En las páginas de El acoso halló un pretexto para recorrer la ciudad de las columnas que habitó su padre, sobre la cual le hablaron con contagioso entusiasmo tanto Barbachano, productor en Cuba de Cine-Revista, como su amigo, el actor español Francisco Rabal. En los momentos de descanso, durante la filmación de Nazarín, don Luis y él reían muchísimo gracias al agudo sentido del humor del aragonés. Alfredo Guevara figuraba en el equipo de producción como asistente no acreditado. Para Buñuel, Rabal era ideal para el personaje del Acosado. Buñuel avanzó bastante en la adaptación, que Carpentier quiso examinar cuidadosamente con el fin de que correspondiera en su totalidad a la época en que situó la acción de su novela.
Barbachano Ponce reveló el verdadero móvil que animaba al cineasta, más que el argumento y el personaje antiheroico de El acoso: «Creo que no era un tema de él, era un tema de Alejo. El padre de Luis trabajó en Cuba muchos años y aquí hizo su fortuna, sí, y Luis amaba a Cuba por esa razón, porque lo oyó tanto desde su infancia que, en fin, vivía ese ambiente paterno. Eso le gustaba: volver a la tierra que había visto su padre. Buñuel veía en El acoso un poco La Habana en que vivió su padre. Esa era su única motivación».

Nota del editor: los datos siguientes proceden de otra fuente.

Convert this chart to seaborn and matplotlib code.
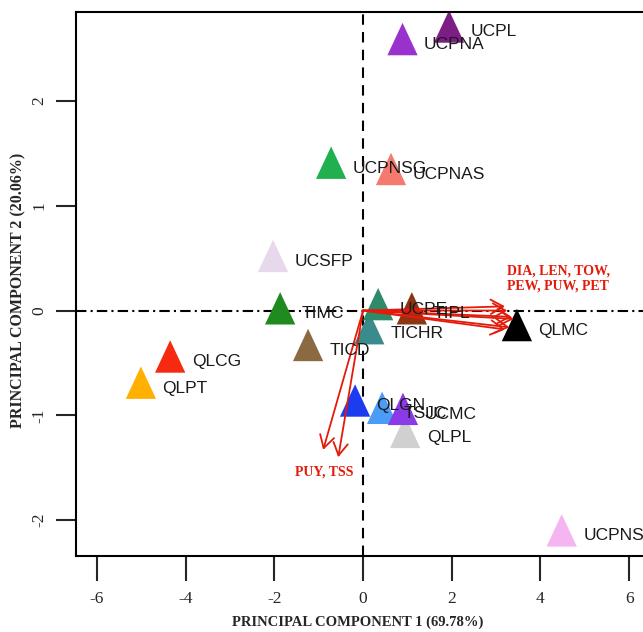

Pero Buñuel solo pudo transitar a través de los fabulosos relatos paternos. Varios factores incidieron en la indefinida posposición del proyecto. 
Luego la dirección del naciente Instituto Cubano del Arte e Industria Cinematográficos (Icaic) en sus primeros planes perspectivos colocó el rodaje de Los náufragos de la calle Providencia, que inicialmente iba a ser realizado por Buñuel sobre un viejo guion escrito junto a Alcoriza, con el aporte financiero de Barbachano Ponce. En las zonas residenciales de Miramar y El Vedado proliferaban las esplendorosas mansiones de la alta burguesía habanera. En cualquiera de ellas, la familia Nobile habría podido acoger a sus invitados, atrapados luego en el enigmático encierro. El filme nunca pudo concretarse en tierra cubana y, tres años más tarde, sería el productor Gustavo Alatriste, quien entusiasmado con el resonante triunfo de Viridiana, echaría a volar El ángel exterminador.
Alfredo Guevara escribió el 11 de diciembre de 1959, en una carta a Luis Buñuel: «No hemos escogido un camino. No es la hora. Tocamos a todas las puertas. Buscamos todas las enseñanzas. Recorreremos todos los caminos. En los vuestros encontraremos el nuestro. Tal vez siguiéndoles, tal vez contradiciéndoles. Pero sea una u otra la actitud definitiva, de ustedes esperamos la ayuda necesaria, el aliento y la colaboración».
La respuesta del director de Un perro andaluz no tardó: «Gracias por su carta tan llena de entusiasmo y tan prometedora para el cine de la nueva Cuba. No puede imaginarse cómo les deseo un triunfo total pues se encuentran en magníficas condiciones para hacer un buen cine. Aprovechen bien el momento ya que tienen las riendas en sus manos porque del futuro nadie puede responder. […] Lo que hagan hoy podrá servir de guía para el mañana».